A document system that takes weeks or months to update will result in obsolete system that employees will distrust.
When policy information is obsolete and outdated the employees will view it as unimportant to follow.
When employees observe you mistreat the records they are documenting, they will give less importance to these records as well.

The actions of management communicate loud and clear to the employees what is important to the organization. If you do not believe your organization needs documents and records to be controlled don't waste your employees time in collecting the information. Information that is collected and never used should be trashed immediately, Why waste space and storage of your company in collecting pieces of paper or typing in useless information? But guess what, we are all saving tons of useless information just in case we might need it, even though it may take weeks to try to retrieve it. We all can remember an instance of a missing document or record. Many times organizations pay dearly for lack of a good document/information management system.

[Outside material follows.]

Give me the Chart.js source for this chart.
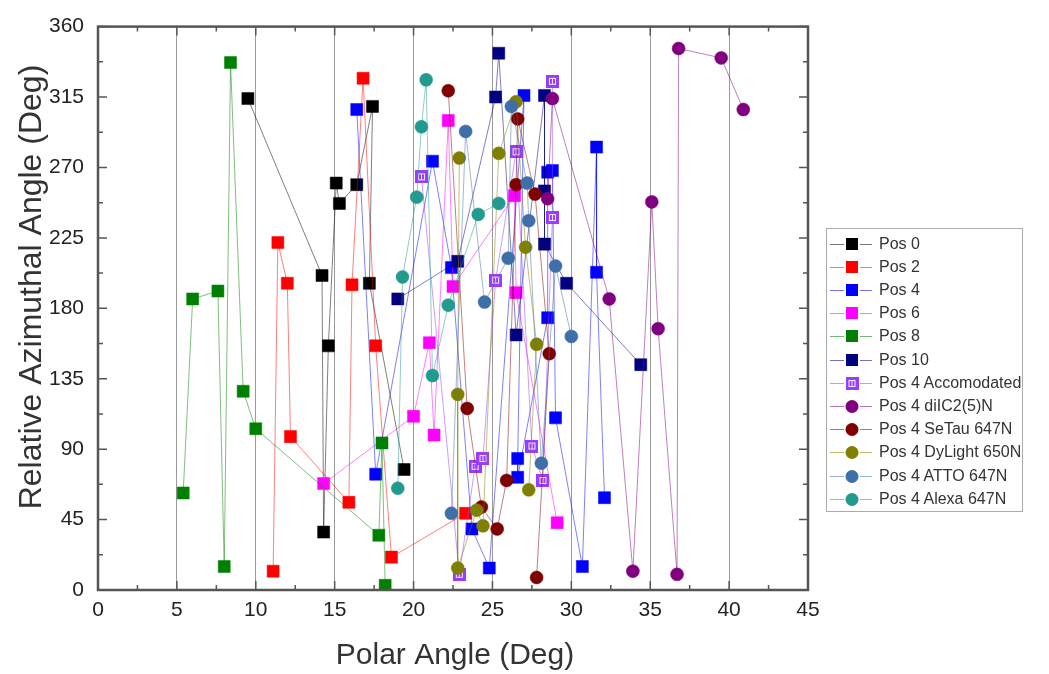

A paper or electronic documentation system still needs to be organized in a way that can easily be found by employees. A document number, title, revision date, issue date and page of pages numbering is a minimum identification any document should have listed on each page. Word processing software makes this very simple when header or footer of the document is used. Titles take longer to find documents. Creating a code system for documents organizes the documents so that employees can find it easier. What makes sense for one organization may not make much sense for another. A good code system will make the difference for user. Test the system you've created with different employees. Time it how quickly they can retrieve the information they need.

Any organization can create an electronic system. If your employees do not know how to use a computer this may be a best way to get them used to it. I have not met a documentation system yet that could not be automated. If the only aspect you implement is documentation and record control system that assures that information is current, accurate and easily retrievable by all you will conquer one of the most important aspects of implementation of ISO-9001. Your organization will achieve a cost saving that will save $$ through generations.

Wether you choose to get ISO certification or not, choose to control the information flow in your company. The quality of the decision process in your organization depends on the quality of information that was used to make a decision. Your employees are making decisions every minute in your company and those decisions are critical to the future of the organization.